Hey moderator, what happened to the topic on the AMEHOF? If it was not pertinent to the Bill Compton video post, why not just make it a separate thread? Heck, that was interesting stuff.

But speaking of Bill Compton, I don't know if this is 'off-track' or not, but I read where Governor Napolitano approved the bill last week that would provide state funding for the Decades Rock 'n' Roll Theme Park between Phoenix and Tucson. I wonder how other KCAC lives viewers feel about this rock 'n' roll theme park? From one of the preliminary maps, there will be a Compton Terrace Amphitheater, and something called "Az Walk of Fame," I have no idea what the latter might be. I guess famous Arizona rockers? How many readers remember Legend City?

In case you are not familiar with Decades Rock 'n' Roll Theme Park, you can check out the park at the following URL,


pseudomine said...

I am wondering if I can get a copy of the interview with Ted Mote. Is that available anywhere? Ted is my dad.
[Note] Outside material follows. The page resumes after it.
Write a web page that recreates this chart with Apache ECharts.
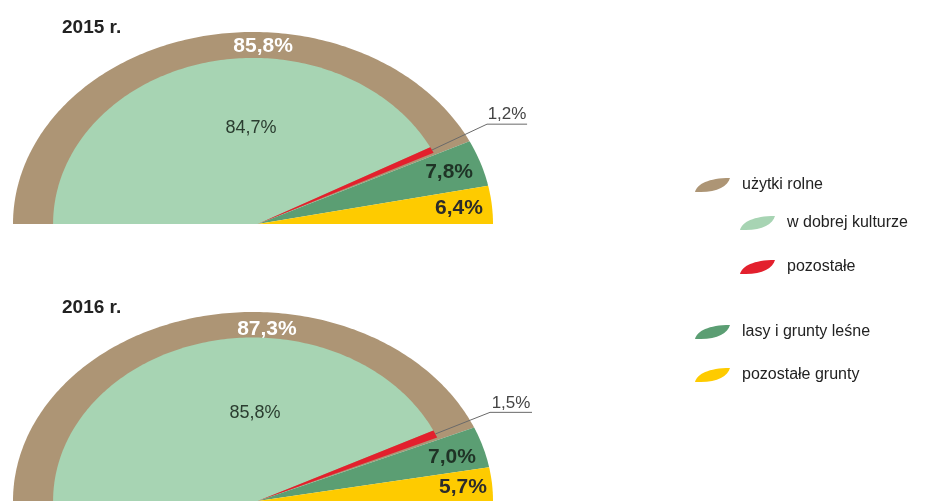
<!DOCTYPE html>
<html>
<head>
<meta charset="utf-8">
<script src="https://cdn.jsdelivr.net/npm/echarts@6/dist/echarts.min.js"></script>
<style>
  html, body { margin: 0; padding: 0; background: #fff; }
  #chart { width: 933px; height: 501px; }
</style>
</head>
<body>
<div id="chart"></div>
<script>
// dane (procent powierzchni)
const years = ['2015 r.', '2016 r.'];
const uzytkiRolne = [85.8, 87.3];
const wDobrejKulturze = [84.7, 85.8];
const pozostale = [1.2, 1.5];
const lasyIGrunty = [7.8, 7.0];
const pozostaleGrunty = [6.4, 5.7];

const FONT = 'Liberation Sans, Arial, sans-serif';
const INNER_RX = 0.833;
const INNER_RY = 0.865;
const APEX_U = 0.02;

// położenia etykiet w jednostkach osi (u, v) - dla każdego roku
const labelPos = {
  'użytki rolne': [[0.042, 0.927], [0.058, 0.911]],
  'w dobrej kulturze': [[-0.008, 0.5], [0.008, 0.464]],
  'lasy i grunty leśne': [[0.817, 0.271], [0.829, 0.234]],
  'pozostałe grunty': [[0.858, 0.083], [0.875, 0.073]]
};
// odnośnik dla 'pozostałe': łokieć (u, v) i koniec podkreślenia (u)
const leaderPos = [[0.975, 0.52, 1.142], [0.9875, 0.469, 1.1625]];

const styles = {
  'użytki rolne': { color: '#ad9575', text: '#ffffff', weight: 'bold', size: 21, rx: 1, ry: 1 },
  'lasy i grunty leśne': { color: '#5b9e73', text: '#1f3326', weight: 'bold', size: 21, rx: 1, ry: 1 },
  'pozostałe grunty': { color: '#fecb00', text: '#2b2b2b', weight: 'bold', size: 21, rx: 1, ry: 1 },
  'w dobrej kulturze': { color: '#a7d4b3', text: '#2b3d30', weight: 'normal', size: 18, rx: INNER_RX, ry: INNER_RY },
  'pozostałe': { color: '#e3202d', text: '#444444', weight: 'normal', size: 17, rx: INNER_RX, ry: INNER_RY }
};

const fmt = v => v.toFixed(1).replace('.', ',') + '%';

function angleOf(p) {
  return Math.PI * (1 - p / 100);
}

function makeRender(name, yearIdx) {
  const st = styles[name];
  return function (params, api) {
    const p0 = api.value(0), p1 = api.value(1), val = api.value(2);
    const pts = [api.coord([APEX_U, 0])];
    const n = Math.max(3, Math.ceil(Math.abs(p1 - p0) * 2));
    for (let i = 0; i <= n; i++) {
      const a = angleOf(p0 + (p1 - p0) * i / n);
      pts.push(api.coord([st.rx * Math.cos(a), st.ry * Math.sin(a)]));
    }
    const children = [{
      type: 'polygon',
      shape: { points: pts },
      style: { fill: st.color }
    }];
    const textStyle = {
      text: fmt(val), fill: st.text, fontSize: st.size, fontWeight: st.weight,
      fontFamily: FONT, align: 'center', verticalAlign: 'middle'
    };
    if (labelPos[name]) {
      const lp = api.coord(labelPos[name][yearIdx]);
      children.push({ type: 'text', x: lp[0], y: lp[1], style: textStyle });
    } else {
      const a = angleOf((p0 + p1) / 2);
      const tip = api.coord([st.rx * Math.cos(a), st.ry * Math.sin(a)]);
      const lp = leaderPos[yearIdx];
      const elbow = api.coord([lp[0], lp[1]]);
      const end = api.coord([lp[2], lp[1]]);
      children.push({
        type: 'polyline',
        shape: { points: [tip, elbow, end] },
        style: { stroke: '#6a6a6a', lineWidth: 1, fill: null }
      });
      textStyle.verticalAlign = 'bottom';
      children.push({ type: 'text', x: (elbow[0] + end[0]) / 2, y: elbow[1] - 1, style: textStyle });
    }
    return { type: 'group', children: children };
  };
}

const series = [];
years.forEach((y, i) => {
  const b = uzytkiRolne[i], l = lasyIGrunty[i], g = wDobrejKulturze[i];
  const parts = [
    ['użytki rolne', 0, b, uzytkiRolne[i]],
    ['lasy i grunty leśne', b, b + l, lasyIGrunty[i]],
    ['pozostałe grunty', b + l, b + l + pozostaleGrunty[i], pozostaleGrunty[i]],
    ['w dobrej kulturze', 0, g, wDobrejKulturze[i]],
    ['pozostałe', g, g + pozostale[i], pozostale[i]]
  ];
  parts.forEach(pt => {
    series.push({
      type: 'custom',
      name: pt[0],
      xAxisIndex: i,
      yAxisIndex: i,
      color: styles[pt[0]].color,
      silent: true,
      renderItem: makeRender(pt[0], i),
      data: [[pt[1], pt[2], pt[3]]]
    });
  });
});

// ikona legendy w kształcie liścia
const legendIcon = 'path://M0,16 C2,7 14,0 36,0 C34,9 23,16 6,16 Z';
const legendItems = [
  ['użytki rolne', 695, 185],
  ['w dobrej kulturze', 740, 223],
  ['pozostałe', 740, 267],
  ['lasy i grunty leśne', 695, 332],
  ['pozostałe grunty', 695, 375]
];

const chart = echarts.init(document.getElementById('chart'));
chart.setOption({
  animation: false,
  title: years.map((y, i) => ({
    text: y, left: 62, top: 18 + 280 * i, padding: 0,
    textStyle: { fontSize: 19, fontWeight: 'bold', color: '#222', fontFamily: FONT }
  })),
  grid: years.map((y, i) => ({ left: 13, width: 480, top: 32 + 280 * i, height: 192 })),
  xAxis: years.map((y, i) => ({ gridIndex: i, type: 'value', min: -1, max: 1, show: false })),
  yAxis: years.map((y, i) => ({ gridIndex: i, type: 'value', min: 0, max: 1, show: false })),
  legend: legendItems.map(it => ({
    data: [it[0]], left: it[1], top: it[2] - 8, padding: 0,
    icon: legendIcon, itemWidth: 35, itemHeight: 14, symbolKeepAspect: false,
    selectedMode: false,
    textStyle: { fontSize: 16, color: '#222', fontFamily: FONT, padding: [0, 0, 0, 7] }
  })),
  series: series
});
</script>
</body>
</html>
I would like to hear that and would like my kids to hear the grandpa they never had a chance to know. Tomorrow will be 26-years since my dad died. He had some amazing experiences and inspired so many, as a teacher, coach, civil libertarian, advocate and activist. He was also a great father. I miss him, and I would like to hear him again.

vagabondvet said...

Hi, pseudomine,

I sent Tom an email, hopefully he'll reply to you here. Keep checking back!

Tom Wright said...

Pseudomine - sorry for the long delay in responding. The good news is that the audio recording is available for free listening and downloading at (Look on the right side of the page. The Morris Starsky interview is also there.) I hope you and your children enjoy hearing this piece of Arizona history.